京大農場では、その他にもこんなさまざまな地域社会との取り組みを行っています!

    • 公開講座
      毎年秋季に開催し、農場教員や農学研究科教員が、それぞれの専門分野の研究紹介やトピックスについて講演します。
    • 生産物の販売
      農場で生産された生産物を一部住民に販売しています。
    • 高槻市との連携
      高槻市において各種講座を開催するとともに、食育フェアへの出展なども行っており、高槻市民の学びの場として活用されています。また、中学生の職業体験学習や、小学生の農場見学会などを受け入れており、農業を学ぶ場も提供しています。
    • 一般市民・団体の農場体験実習
      モモの収穫実習、ブドウの収穫実習、カキの渋抜き実習、果樹の剪定実習などを行い、栽培体験の場を提供しています。
    • 私立学校・専門学校の教育支援
      専門学校の研修生を受け入れており、それぞれの作物について栽培技術の研修を行っています。また、私立学校初等部児童の自然とふれあう学習の場として提供しており、様々な教育の支援につながっています。
    • 企業との連携・協力
      • 「農産物の活用に関する提携」: 京都ブライトンホテルと農産物の活用に関する提携を結び、農場で収穫した希少なイチゴ品種「愛ベリー」を提供するなど、農場で生産する希少で新鮮・安全な食材をもとに新たな商品開発へとつなげています。
      • 京都大学・早稲田大学・黄桜株式会社による共同開発のビール系飲料」: 農学研究科栽培植物起源学研究室が更新保存していた、古代エジプトでビール醸造に使用されていた幻の「エンマーコムギ」などの種子を原料とするビール系飲料(ホワイトナイル(写真左)、ブルーナイル、ルビーナイル(写真右)、サイファーナイル(ノンアルコール))が、3者の共同開発により誕生しました。現在、農場では原料の「エンマ―コムギ」と「ピラミダーレコムギ」を維持栽培しており、種子を黄桜に提供しています。
      • 「高槻農場のブドウ巨峰を使ったスパークリングワイン」: 農学研究科の小田滋晃教授と研究室のスタッフが、研究成果である「バーチャル・ワイナリー」のスキームに基づき、京大生協とともに企画し、農場で生産した巨峰を原料の一部に用いてスパークリングワインを開発しました。

農場の移転について

 2012年7月30日、京都大学、高槻市、都市再生機構西日本支社の3者間において、現在、高槻市内にある「京都大学大学院農学研究科附属農場」を、木津川市内の「木津中央地区」(関西文化学術研究都市)へ移転することに合意が得られました。今後は、来年度から、教育研究への影響に十分配慮しながら、順次移転していくこととしています。

経緯・目的

 大学院農学研究科附属農場(高槻農場)については、地下に弥生時代の環濠集落遺跡(安満遺跡)の存在が判明しており、遺跡保護の観点から様々な制約があることにより、老朽狭隘の解消、現在の農学の教育研究に求められる機能向上に対応した施設等の改修が十分にできない状況にありました。

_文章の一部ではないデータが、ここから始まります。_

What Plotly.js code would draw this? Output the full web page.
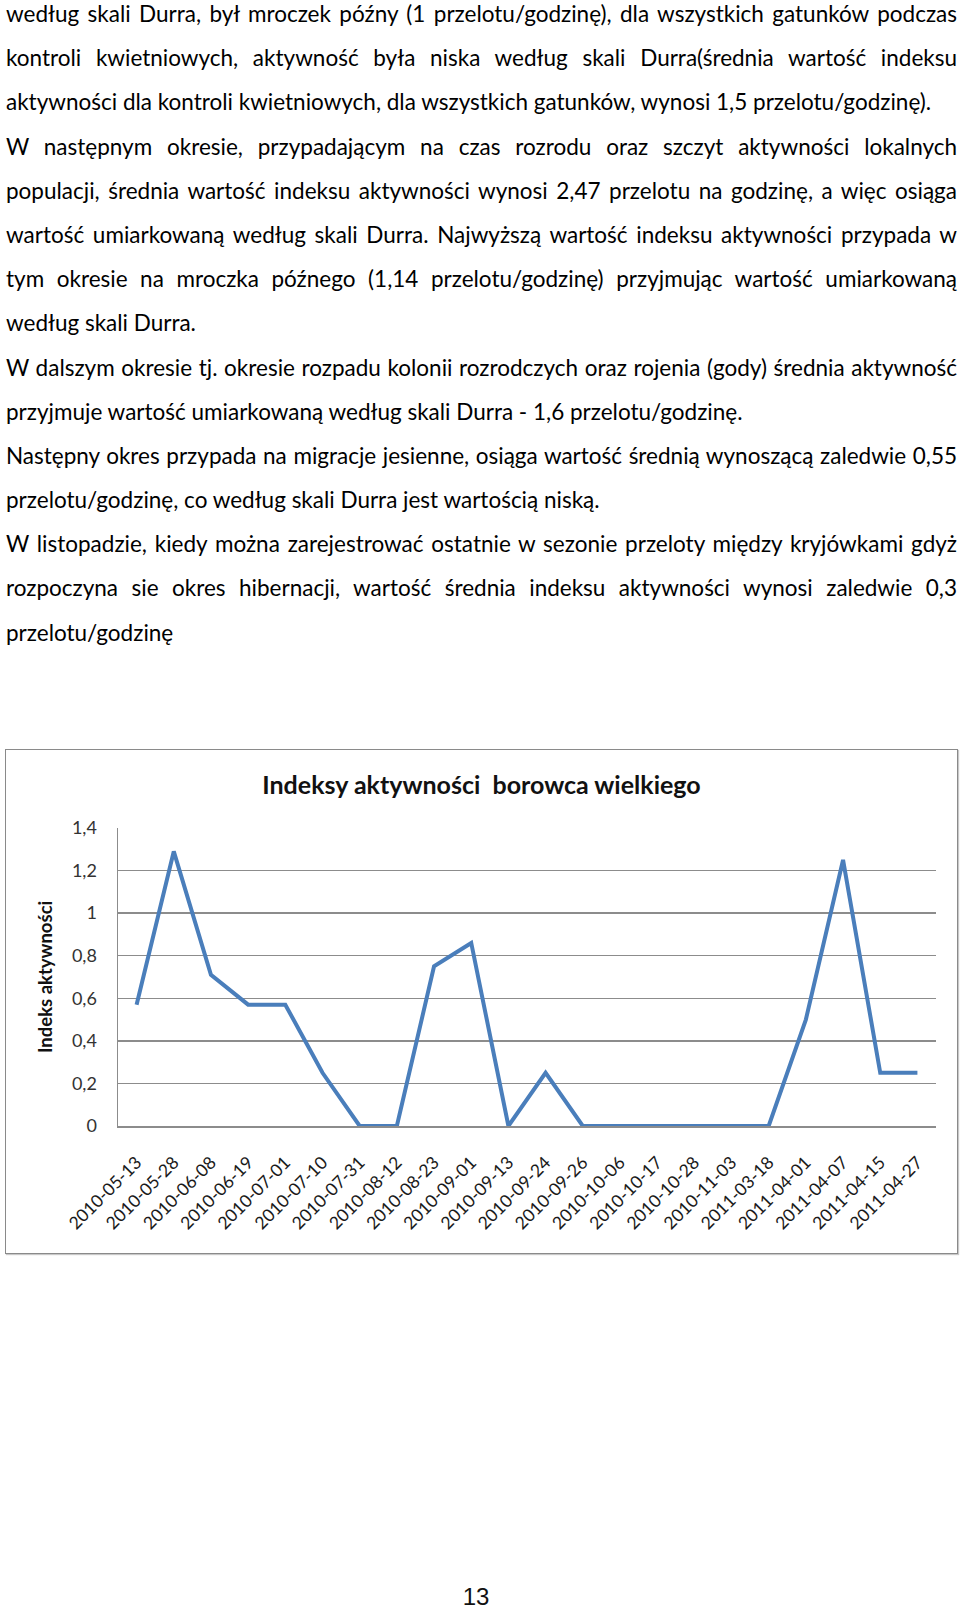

  そのような中で、地元高槻市から遺跡の保存等を目的とした公園整備のため、高槻農場の取得要請があり、他方、都市再生機構から移転候補地として木津中央地区の提案を受けました。

  本学は、木津中央地区は農場として十分利用可能であること、また、関西文化学術研究都市に位置し、近隣の大学・研究機関との共同利用・共同研究が可能であることから、移転候補地として適切と判断し、2009年9月28日、高槻市、都市再生機構と移転することに大枠で合意し、その後、3者で移転時期等について協議を行い、2012年7月30日、基本協定を締結しました。

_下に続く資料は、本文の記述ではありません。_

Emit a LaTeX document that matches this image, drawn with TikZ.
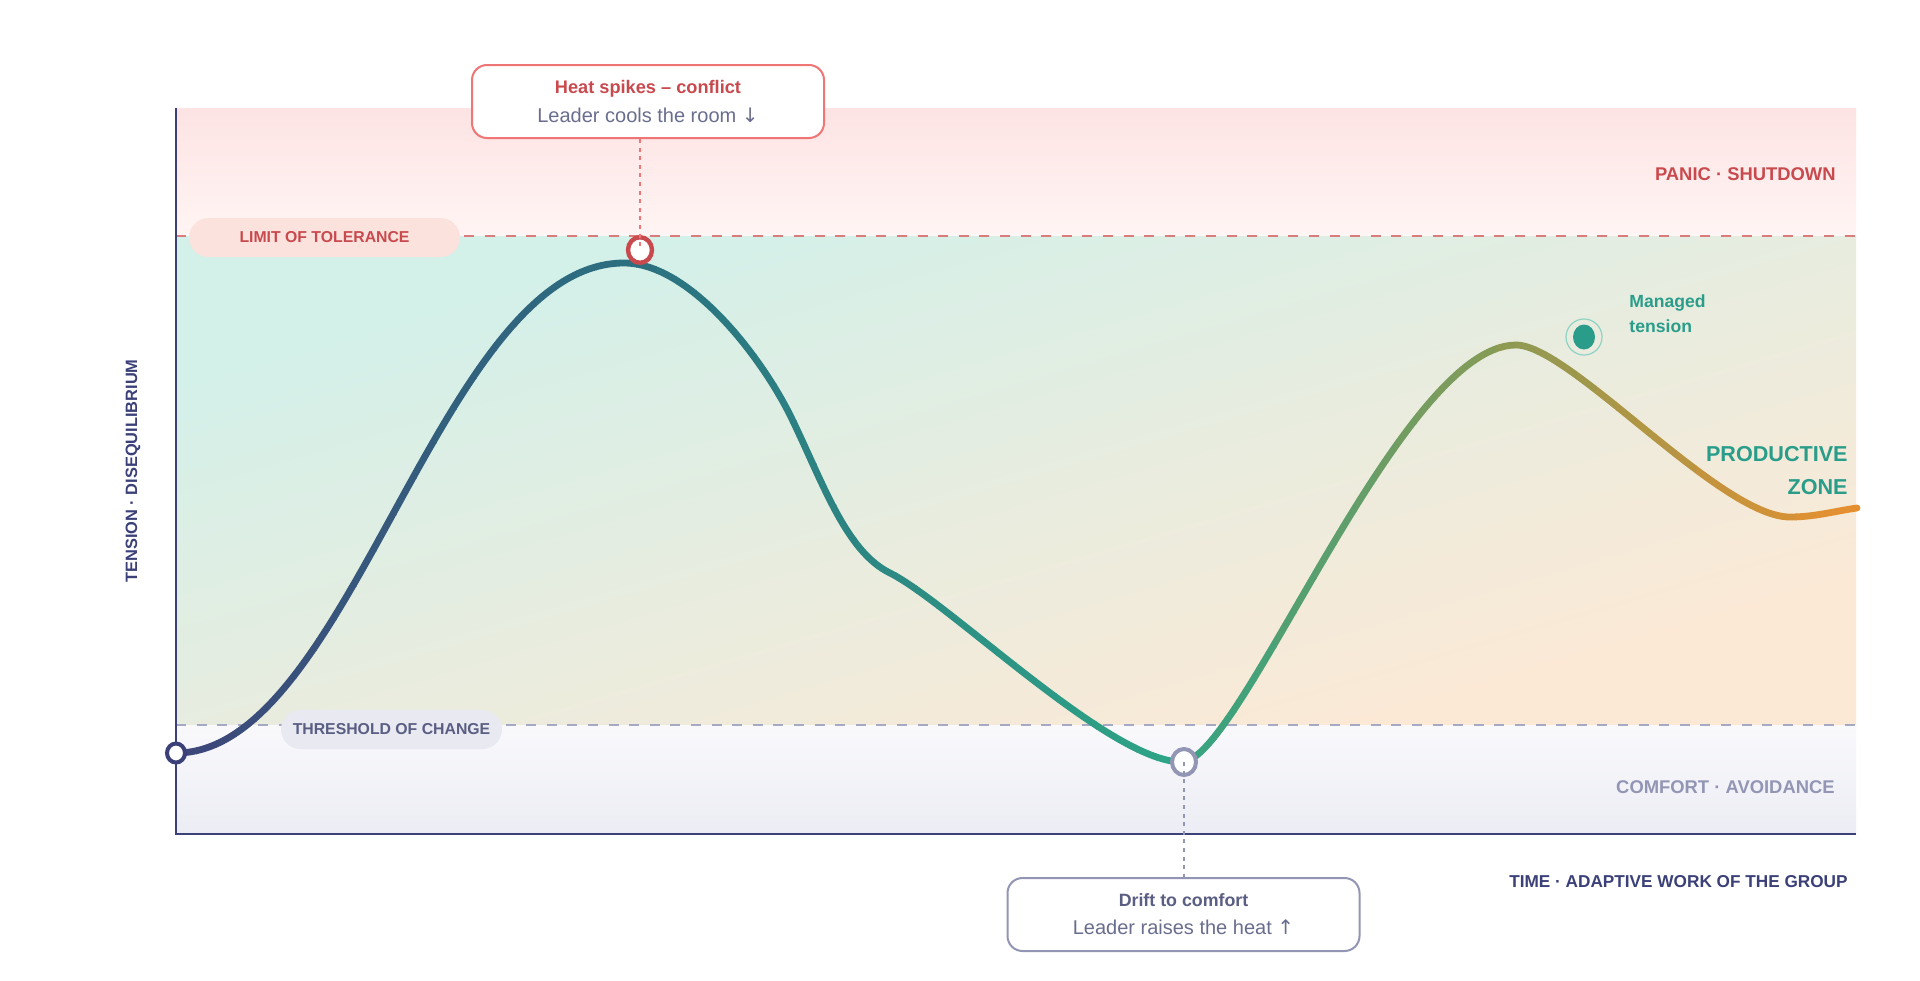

 農場移転の実現によって、長年の懸案であった施設設備の老朽狭隘解消等を行い、農作物生産技術に関する学生実習などの教育機能、農業技術開発などの研究機能の向上を図るとともに、学研都市をはじめ京阪奈地区に所在する大学・研究機関との共同利用・共同研究などを通じて、日本の農学研究の更なる発展に寄与していきます。